Starting at the first line of the data, print each line verbatim up to and including the line bearing "var yTicks = [0, 200, 400, 600, 800, 1000, 1200, 1400];", omitting pictures.

★ ★ ★ ★ ★

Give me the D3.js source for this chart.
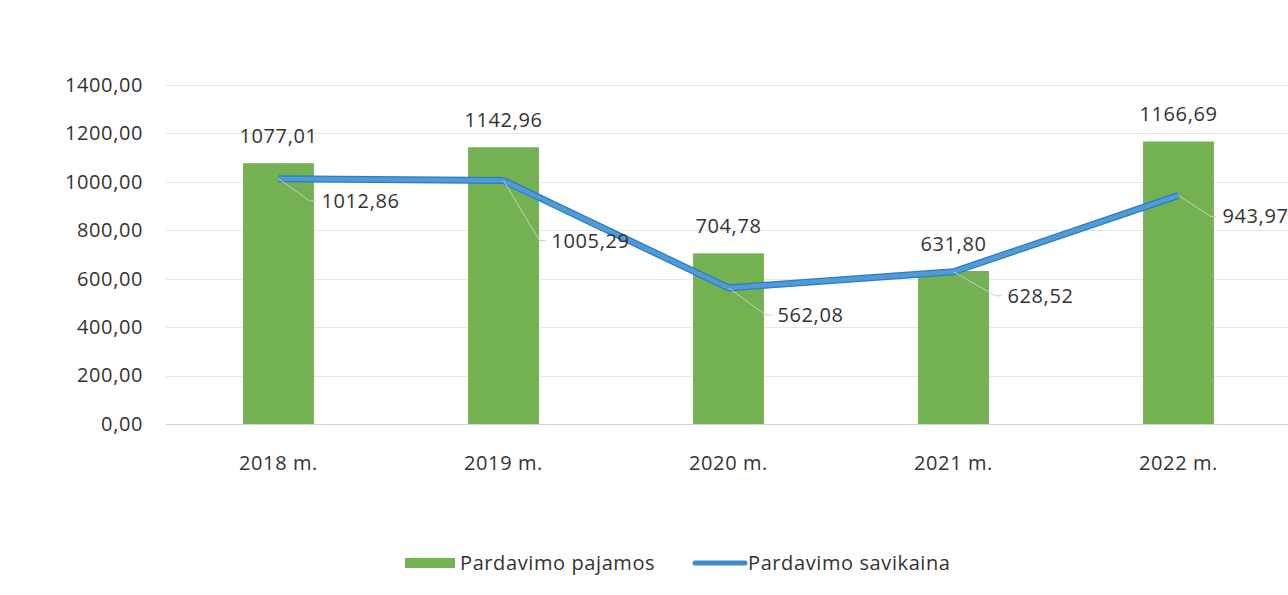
<!DOCTYPE html>
<html>
<head>
<meta charset="utf-8">
<script src="https://cdn.jsdelivr.net/npm/d3@7"></script>
<style>
  body { margin: 0; background: #fff; }
  text { font-family: "Open Sans", "Noto Sans", sans-serif; fill: #333; letter-spacing: 0.6px; }
</style>
</head>
<body>
<script>
// data
var years = ["2018 m.", "2019 m.", "2020 m.", "2021 m.", "2022 m."];
var pajamos = [1077.01, 1142.96, 704.78, 631.80, 1166.69];
var savikaina = [1012.86, 1005.29, 562.08, 628.52, 943.97];
var yTicks = [0, 200, 400, 600, 800, 1000, 1200, 1400];

// manual nudges for the line labels (dx, dy from the point)
var lineLabelNudge = [[43, 29], [48, 67], [49, 34], [54, 31], [44, 28]];

var width = 1288, height = 595;
var fontSize = "20px";
var fmt = function (v) { return v.toFixed(2).replace(".", ","); };

var svg = d3.select("body").append("svg")
    .attr("width", width)
    .attr("height", height);

var x = d3.scaleBand()
    .domain(years)
    .range([166, 1291])
    .paddingInner(0.685)
    .paddingOuter(0.3425);

var y = d3.scaleLinear()
    .domain([0, 1400])
    .range([424, 85]);

// gridlines
svg.append("g")
    .selectAll("line")
    .data(yTicks)
    .enter()
    .append("line")
    .attr("x1", 166)
    .attr("x2", width)
    .attr("y1", function (d) { return Math.round(y(d)) + 0.5; })
    .attr("y2", function (d) { return Math.round(y(d)) + 0.5; })
    .attr("stroke", function (d) { return d === 0 ? "#d0d0d0" : "#e6e6e6"; })
    .attr("stroke-width", 1);

// y axis labels
var yAxis = d3.axisLeft(y)
    .tickValues(yTicks)
    .tickFormat(fmt)
    .tickSize(0)
    .tickPadding(0);
var gy = svg.append("g")
    .attr("transform", "translate(143,0)")
    .call(yAxis);
gy.select(".domain").remove();
gy.selectAll("text")
    .style("font-size", fontSize)
    .style("font-family", "'Open Sans', sans-serif")
    .attr("fill", "#333");

// x axis labels
var xAxis = d3.axisBottom(x).tickSize(0).tickPadding(0);
var gx = svg.append("g")
    .attr("transform", "translate(0,456)")
    .call(xAxis);
gx.select(".domain").remove();
gx.selectAll("text")
    .style("font-size", fontSize)
    .style("font-family", "'Open Sans', sans-serif")
    .attr("fill", "#333");

// bars
svg.selectAll(".bar")
    .data(pajamos)
    .enter()
    .append("rect")
    .attr("class", "bar")
    .attr("x", function (d, i) { return x(years[i]); })
    .attr("width", x.bandwidth())
    .attr("y", function (d) { return y(d); })
    .attr("height", function (d) { return y(0) - y(d); })
    .attr("fill", "#74b152");

// bar labels
svg.selectAll(".barLabel")
    .data(pajamos)
    .enter()
    .append("text")
    .attr("x", function (d, i) { return x(years[i]) + x.bandwidth() / 2; })
    .attr("y", function (d) { return y(d) - 20; })
    .attr("text-anchor", "middle")
    .style("font-size", fontSize)
    .text(fmt);

// line
var cx = function (d, i) { return x(years[i]) + x.bandwidth() / 2; };
var line = d3.line()
    .x(cx)
    .y(function (d) { return y(d); });

svg.append("path")
    .datum(savikaina)
    .attr("d", line)
    .attr("fill", "none")
    .attr("stroke", "#2f7cbd")
    .attr("stroke-width", 7)
    .attr("stroke-linejoin", "round");
svg.append("path")
    .datum(savikaina)
    .attr("d", line)
    .attr("fill", "none")
    .attr("stroke", "#4d9bd8")
    .attr("stroke-width", 4.5)
    .attr("stroke-linejoin", "round");

// leader lines
svg.selectAll(".leader")
    .data(savikaina)
    .enter()
    .append("polyline")
    .attr("fill", "none")
    .attr("stroke", "#c8c8c8")
    .attr("stroke-width", 1)
    .attr("points", function (d, i) {
        var px = cx(d, i), py = y(d);
        var n = lineLabelNudge[i];
        var ex = px + n[0] - 12, ey = py + n[1] - 7;
        return [[px, py], [ex, ey], [ex + 6, ey]].join(" ");
    });

// line labels
svg.selectAll(".lineLabel")
    .data(savikaina)
    .enter()
    .append("text")
    .attr("x", function (d, i) { return cx(d, i) + lineLabelNudge[i][0]; })
    .attr("y", function (d, i) { return y(d) + lineLabelNudge[i][1]; })
    .style("font-size", fontSize)
    .text(fmt);

// legend
var legend = svg.append("g");
legend.append("rect")
    .attr("x", 405).attr("y", 558)
    .attr("width", 50).attr("height", 10)
    .attr("fill", "#74b152");
legend.append("text")
    .attr("x", 460).attr("y", 570)
    .style("font-size", fontSize)
    .text("Pardavimo pajamos");
legend.append("line")
    .attr("x1", 695).attr("x2", 745)
    .attr("y1", 563).attr("y2", 563)
    .attr("stroke", "#3d8ccc")
    .attr("stroke-width", 5)
    .attr("stroke-linecap", "round");
legend.append("text")
    .attr("x", 748).attr("y", 570)
    .style("font-size", fontSize)
    .text("Pardavimo savikaina");
</script>
</body>
</html>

★ ★ ★ ★ ★

* FINAL RESULT:
Give me the D3.js source for this chart.
<!DOCTYPE html>
<html>
<head>
<meta charset="utf-8">
<script src="https://cdn.jsdelivr.net/npm/d3@7"></script>
<style>
  body { margin: 0; background: #fff; }
  text { font-family: "Open Sans", "Noto Sans", sans-serif; fill: #333; letter-spacing: 0.6px; }
</style>
</head>
<body>
<script>
// data
var years = ["2018 m.", "2019 m.", "2020 m.", "2021 m.", "2022 m."];
var pajamos = [1077.01, 1142.96, 704.78, 631.80, 1166.69];
var savikaina = [1012.86, 1005.29, 562.08, 628.52, 943.97];
var yTicks = [0, 200, 400, 600, 800, 1000, 1200, 1400];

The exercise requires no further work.